[What the task asks]: Omit every picture and write out the rest of the records exactly.

[Dataset entries]
+===+

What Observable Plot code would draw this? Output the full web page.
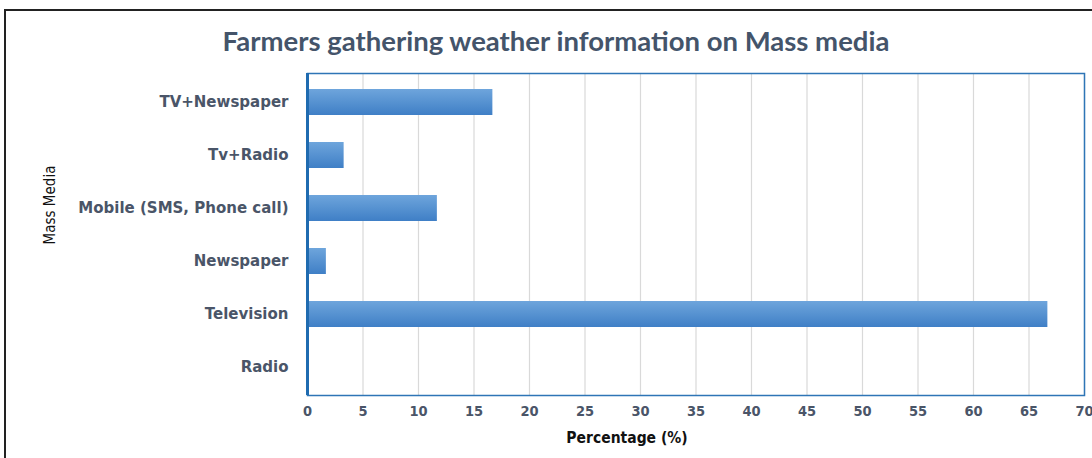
<!DOCTYPE html>
<html>
<head>
<meta charset="utf-8">
<script src="https://cdn.jsdelivr.net/npm/d3@7"></script>
<script src="https://cdn.jsdelivr.net/npm/@observablehq/plot@0.6"></script>
<style>
  html, body { margin: 0; padding: 0; background: #fff; overflow: hidden; }
  #wrap { position: relative; width: 1092px; height: 458px; }
  #border { position: absolute; left: 4px; top: 9px; width: 1100px; height: 470px;
            border: 2px solid #222; box-sizing: border-box; }
  #title { position: absolute; left: 0; width: 1112px; top: 24px; text-align: center;
           font-family: Lato, "Open Sans", sans-serif; font-weight: 700; font-size: 27.5px;
           color: #44546a; }
  #xlabel { position: absolute; left: 520px; width: 214px; top: 429px; text-align: center;
            font-family: "Liberation Sans Narrow", "DejaVu Sans Condensed", sans-serif;
            font-weight: 700; font-size: 15.5px; color: #111; }
  #ylabel { position: absolute; left: 50px; top: 205px; transform: translate(-50%, -50%) rotate(-90deg);
            font-family: "Liberation Sans Narrow", "DejaVu Sans Condensed", sans-serif;
            font-size: 15px; color: #111; white-space: nowrap; }
  #chart { position: absolute; left: 0; top: 0; }
</style>
</head>
<body>
<div id="wrap">
  <div id="chart"></div>
  <div id="border"></div>
  <div id="title">Farmers gathering weather information on Mass media</div>
  <div id="xlabel">Percentage (%)</div>
  <div id="ylabel">Mass Media</div>
</div>
<script>
// Share of farmers using each mass-media channel for weather information (%)
const media = ["TV+Newspaper", "Tv+Radio", "Mobile (SMS, Phone call)", "Newspaper", "Television", "Radio"];
const percent = [16.7, 3.3, 11.7, 1.7, 66.7, 0];
const xTicks = [0, 5, 10, 15, 20, 25, 30, 35, 40, 45, 50, 55, 60, 65, 70];

const rows = media.map((m, i) => ({media: m, percent: percent[i]}));

const chart = Plot.plot({
  width: 1092,
  height: 458,
  marginLeft: 307,
  marginRight: 8,
  marginTop: 73,
  marginBottom: 63,
  style: {background: "transparent", overflow: "visible"},
  x: {domain: [0, 70], ticks: xTicks, label: null},
  y: {domain: media, paddingInner: 0.51, paddingOuter: 0.255, label: null},
  marks: [
    Plot.gridX(xTicks, {stroke: "#d9d9d9", strokeOpacity: 1, strokeWidth: 1.2}),
    Plot.barX(rows, {y: "media", x: "percent", fill: "url(#barGrad)"}),
    Plot.frame({stroke: "#2e75b6", strokeWidth: 1.5}),
    Plot.ruleX([0], {stroke: "#1f6bb0", strokeWidth: 3}),
    Plot.axisX(xTicks, {
      tickSize: 0, tickPadding: 10,
      fontFamily: "'Liberation Sans Narrow', 'DejaVu Sans Condensed', sans-serif",
      fontSize: 14.5, fontWeight: 700, fill: "#4a5568"
    }),
    Plot.axisY({
      tickSize: 0, tickPadding: 19,
      fontFamily: "'DejaVu Sans', Verdana, sans-serif",
      fontSize: 15, fontWeight: 700, fill: "#4a5568"
    })
  ]
});

// vertical gradient used by the bars
const ns = "http://www.w3.org/2000/svg";
const defs = document.createElementNS(ns, "defs");
const grad = document.createElementNS(ns, "linearGradient");
grad.setAttribute("id", "barGrad");
grad.setAttribute("x1", "0"); grad.setAttribute("y1", "0");
grad.setAttribute("x2", "0"); grad.setAttribute("y2", "1");
[["0", "#6ea5dc"], ["1", "#3f7fc6"]].forEach(([o, c]) => {
  const s = document.createElementNS(ns, "stop");
  s.setAttribute("offset", o); s.setAttribute("stop-color", c);
  grad.appendChild(s);
});
defs.appendChild(grad);
chart.insertBefore(defs, chart.firstChild);

document.getElementById("chart").appendChild(chart);
</script>
</body>
</html>
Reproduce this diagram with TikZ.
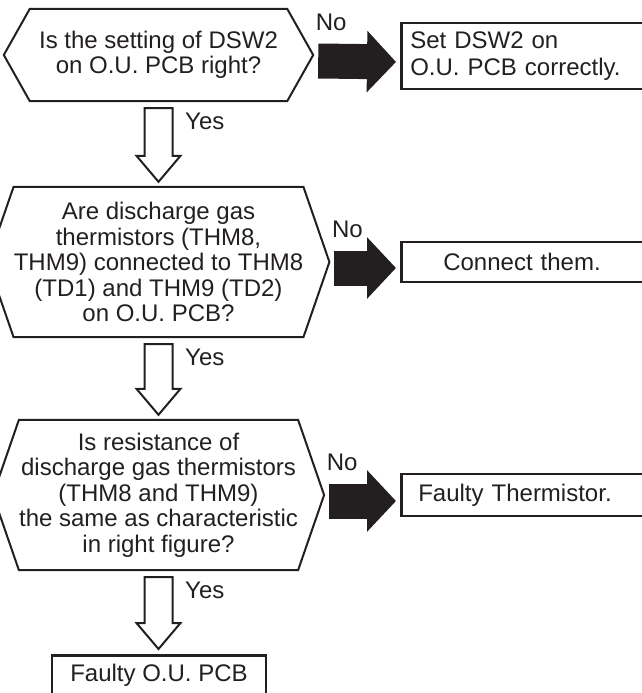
\documentclass[tikz,border=0pt]{standalone}
\usepackage{fontspec}
\setmainfont{Liberation Sans}
\usetikzlibrary{arrows.meta,positioning,calc}
\definecolor{Ink}{HTML}{231F20}

\tikzset{
  ask/.style={minimum width=257pt,inner sep=0pt,align=center,text=Ink,
    font=\fontsize{24}{25.5}\selectfont},
  act/.style={draw=Ink,line width=2.6pt,anchor=west,align=left,inner ysep=0pt,
    text=Ink,font=\fontsize{24}{27}\selectfont},
  hexline/.style={draw=Ink,line width=2pt,line join=miter},
  noarrow/.style={draw=Ink,line width=35pt,-{Triangle[width=60pt,length=29pt]},shorten >=4pt},
  yesarrow/.style={draw=Ink,fill=white,line width=2pt},
  tag/.style={text=Ink,inner sep=0pt,font=\fontsize{24}{25.5}\selectfont}
}

% hollow down arrow between two question blocks
\newcommand\fatdown[2]{%
  \draw[yesarrow] let \p1=([yshift=-7pt]#1.south), \p2=([yshift=5pt]#2.north) in
    (\x1-14pt,\y1) -- (\x1+14pt,\y1) -- (\x1+14pt,\y2+26pt) -- (\x1+22pt,\y2+26pt)
    -- (\x1,\y2) -- (\x1-22pt,\y2+26pt) -- (\x1-14pt,\y2+26pt) -- cycle;}

\begin{document}
\begin{tikzpicture}[x=1pt,y=-1pt]
  \useasboundingbox (0,0) rectangle (642,693);
  \clip (0,0) rectangle (642,693);

  % questions
  \node[ask,minimum height=92pt] (q1) at (158.5,55) {Is the setting of DSW2\\on O.U. PCB right?};
  \node[ask,minimum height=150pt] (q2) at (158.5,262)
    {Are discharge gas\\thermistors (THM8,\\THM9) connected to THM8\\(TD1) and THM9 (TD2)\\on O.U. PCB?};
  \node[ask,minimum height=150pt] (q3) at (158.5,495)
    {Is resistance of\\discharge gas thermistors\\(THM8 and THM9)\\the same as characteristic\\in right figure?};
  \foreach \q in {q1,q2,q3}
    \draw[hexline] (\q.north west) -- (\q.north east) -- ([xshift=26pt]\q.east)
      -- (\q.south east) -- (\q.south west) -- ([xshift=-26pt]\q.west) -- cycle;

  % actions
  \node[act,minimum height=66pt,inner xsep=9pt,text width=232pt] (s1) at (400,56) {Set DSW2 on\\O.U. PCB correctly.};
  \node[act,minimum height=40pt,inner xsep=42pt,text width=166pt] (s2) at (400,262) {Connect them.};
  \node[act,minimum height=42pt,inner xsep=17pt,text width=216pt] (s3) at (400,495) {Faulty Thermistor.};
  \node[act,anchor=north,align=center,minimum width=214pt,inner ysep=9pt,
    text height=17pt,text depth=16pt] (f) at (159,654) {Faulty O.U. PCB};

  % no branches
  \foreach \q/\s in {q1/s1,q2/s2,q3/s3}{
    \draw[noarrow] ([xshift=31pt,yshift=-6pt]\q.east) -- ([yshift=-6pt]\s.west);
    \node[tag] (no-\q) at ([xshift=44pt,yshift=33pt]\q.east) {No};
  }

  % yes branches
  \fatdown{q1}{q2}
  \fatdown{q2}{q3}
  \fatdown{q3}{f}
  \node[tag,anchor=west] (yes1) at (185,121) {Yes};
  \node[tag,anchor=west] (yes2) at (185,357) {Yes};
  \node[tag,anchor=west] (yes3) at (185,590) {Yes};
\end{tikzpicture}
\end{document}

+===+

[In response]:
What Observable Plot code would draw this? Output the full web page.
<!DOCTYPE html>
<html>
<head>
<meta charset="utf-8">
<script src="https://cdn.jsdelivr.net/npm/d3@7"></script>
<script src="https://cdn.jsdelivr.net/npm/@observablehq/plot@0.6"></script>
<style>
  html, body { margin: 0; padding: 0; background: #fff; overflow: hidden; }
  #wrap { position: relative; width: 1092px; height: 458px; }
  #border { position: absolute; left: 4px; top: 9px; width: 1100px; height: 470px;
            border: 2px solid #222; box-sizing: border-box; }
  #title { position: absolute; left: 0; width: 1112px; top: 24px; text-align: center;
           font-family: Lato, "Open Sans", sans-serif; font-weight: 700; font-size: 27.5px;
           color: #44546a; }
  #xlabel { position: absolute; left: 520px; width: 214px; top: 429px; text-align: center;
            font-family: "Liberation Sans Narrow", "DejaVu Sans Condensed", sans-serif;
            font-weight: 700; font-size: 15.5px; color: #111; }
  #ylabel { position: absolute; left: 50px; top: 205px; transform: translate(-50%, -50%) rotate(-90deg);
            font-family: "Liberation Sans Narrow", "DejaVu Sans Condensed", sans-serif;
            font-size: 15px; color: #111; white-space: nowrap; }
  #chart { position: absolute; left: 0; top: 0; }
</style>
</head>
<body>
<div id="wrap">
  <div id="chart"></div>
  <div id="border"></div>
  <div id="title">Farmers gathering weather information on Mass media</div>
  <div id="xlabel">Percentage (%)</div>
  <div id="ylabel">Mass Media</div>
</div>
<script>
// Share of farmers using each mass-media channel for weather information (%)
const media = ["TV+Newspaper", "Tv+Radio", "Mobile (SMS, Phone call)", "Newspaper", "Television", "Radio"];
const percent = [16.7, 3.3, 11.7, 1.7, 66.7, 0];
const xTicks = [0, 5, 10, 15, 20, 25, 30, 35, 40, 45, 50, 55, 60, 65, 70];

const rows = media.map((m, i) => ({media: m, percent: percent[i]}));

const chart = Plot.plot({
  width: 1092,
  height: 458,
  marginLeft: 307,
  marginRight: 8,
  marginTop: 73,
  marginBottom: 63,
  style: {background: "transparent", overflow: "visible"},
  x: {domain: [0, 70], ticks: xTicks, label: null},
  y: {domain: media, paddingInner: 0.51, paddingOuter: 0.255, label: null},
  marks: [
    Plot.gridX(xTicks, {stroke: "#d9d9d9", strokeOpacity: 1, strokeWidth: 1.2}),
    Plot.barX(rows, {y: "media", x: "percent", fill: "url(#barGrad)"}),
    Plot.frame({stroke: "#2e75b6", strokeWidth: 1.5}),
    Plot.ruleX([0], {stroke: "#1f6bb0", strokeWidth: 3}),
    Plot.axisX(xTicks, {
      tickSize: 0, tickPadding: 10,
      fontFamily: "'Liberation Sans Narrow', 'DejaVu Sans Condensed', sans-serif",
      fontSize: 14.5, fontWeight: 700, fill: "#4a5568"
    }),
    Plot.axisY({
      tickSize: 0, tickPadding: 19,
      fontFamily: "'DejaVu Sans', Verdana, sans-serif",
      fontSize: 15, fontWeight: 700, fill: "#4a5568"
    })
  ]
});

// vertical gradient used by the bars
const ns = "http://www.w3.org/2000/svg";
const defs = document.createElementNS(ns, "defs");
const grad = document.createElementNS(ns, "linearGradient");
grad.setAttribute("id", "barGrad");
grad.setAttribute("x1", "0"); grad.setAttribute("y1", "0");
grad.setAttribute("x2", "0"); grad.setAttribute("y2", "1");
[["0", "#6ea5dc"], ["1", "#3f7fc6"]].forEach(([o, c]) => {
  const s = document.createElementNS(ns, "stop");
  s.setAttribute("offset", o); s.setAttribute("stop-color", c);
  grad.appendChild(s);
});
defs.appendChild(grad);
chart.insertBefore(defs, chart.firstChild);

document.getElementById("chart").appendChild(chart);
</script>
</body>
</html>
Reproduce this diagram with TikZ.
\documentclass[tikz,border=0pt]{standalone}
\usepackage{fontspec}
\setmainfont{Liberation Sans}
\usetikzlibrary{arrows.meta,positioning,calc}
\definecolor{Ink}{HTML}{231F20}

\tikzset{
  ask/.style={minimum width=257pt,inner sep=0pt,align=center,text=Ink,
    font=\fontsize{24}{25.5}\selectfont},
  act/.style={draw=Ink,line width=2.6pt,anchor=west,align=left,inner ysep=0pt,
    text=Ink,font=\fontsize{24}{27}\selectfont},
  hexline/.style={draw=Ink,line width=2pt,line join=miter},
  noarrow/.style={draw=Ink,line width=35pt,-{Triangle[width=60pt,length=29pt]},shorten >=4pt},
  yesarrow/.style={draw=Ink,fill=white,line width=2pt},
  tag/.style={text=Ink,inner sep=0pt,font=\fontsize{24}{25.5}\selectfont}
}

% hollow down arrow between two question blocks
\newcommand\fatdown[2]{%
  \draw[yesarrow] let \p1=([yshift=-7pt]#1.south), \p2=([yshift=5pt]#2.north) in
    (\x1-14pt,\y1) -- (\x1+14pt,\y1) -- (\x1+14pt,\y2+26pt) -- (\x1+22pt,\y2+26pt)
    -- (\x1,\y2) -- (\x1-22pt,\y2+26pt) -- (\x1-14pt,\y2+26pt) -- cycle;}

\begin{document}
\begin{tikzpicture}[x=1pt,y=-1pt]
  \useasboundingbox (0,0) rectangle (642,693);
  \clip (0,0) rectangle (642,693);

  % questions
  \node[ask,minimum height=92pt] (q1) at (158.5,55) {Is the setting of DSW2\\on O.U. PCB right?};
  \node[ask,minimum height=150pt] (q2) at (158.5,262)
    {Are discharge gas\\thermistors (THM8,\\THM9) connected to THM8\\(TD1) and THM9 (TD2)\\on O.U. PCB?};
  \node[ask,minimum height=150pt] (q3) at (158.5,495)
    {Is resistance of\\discharge gas thermistors\\(THM8 and THM9)\\the same as characteristic\\in right figure?};
  \foreach \q in {q1,q2,q3}
    \draw[hexline] (\q.north west) -- (\q.north east) -- ([xshift=26pt]\q.east)
      -- (\q.south east) -- (\q.south west) -- ([xshift=-26pt]\q.west) -- cycle;

  % actions
  \node[act,minimum height=66pt,inner xsep=9pt,text width=232pt] (s1) at (400,56) {Set DSW2 on\\O.U. PCB correctly.};
  \node[act,minimum height=40pt,inner xsep=42pt,text width=166pt] (s2) at (400,262) {Connect them.};
  \node[act,minimum height=42pt,inner xsep=17pt,text width=216pt] (s3) at (400,495) {Faulty Thermistor.};
  \node[act,anchor=north,align=center,minimum width=214pt,inner ysep=9pt,
    text height=17pt,text depth=16pt] (f) at (159,654) {Faulty O.U. PCB};

  % no branches
  \foreach \q/\s in {q1/s1,q2/s2,q3/s3}{
    \draw[noarrow] ([xshift=31pt,yshift=-6pt]\q.east) -- ([yshift=-6pt]\s.west);
    \node[tag] (no-\q) at ([xshift=44pt,yshift=33pt]\q.east) {No};
  }

  % yes branches
  \fatdown{q1}{q2}
  \fatdown{q2}{q3}
  \fatdown{q3}{f}
  \node[tag,anchor=west] (yes1) at (185,121) {Yes};
  \node[tag,anchor=west] (yes2) at (185,357) {Yes};
  \node[tag,anchor=west] (yes3) at (185,590) {Yes};
\end{tikzpicture}
\end{document}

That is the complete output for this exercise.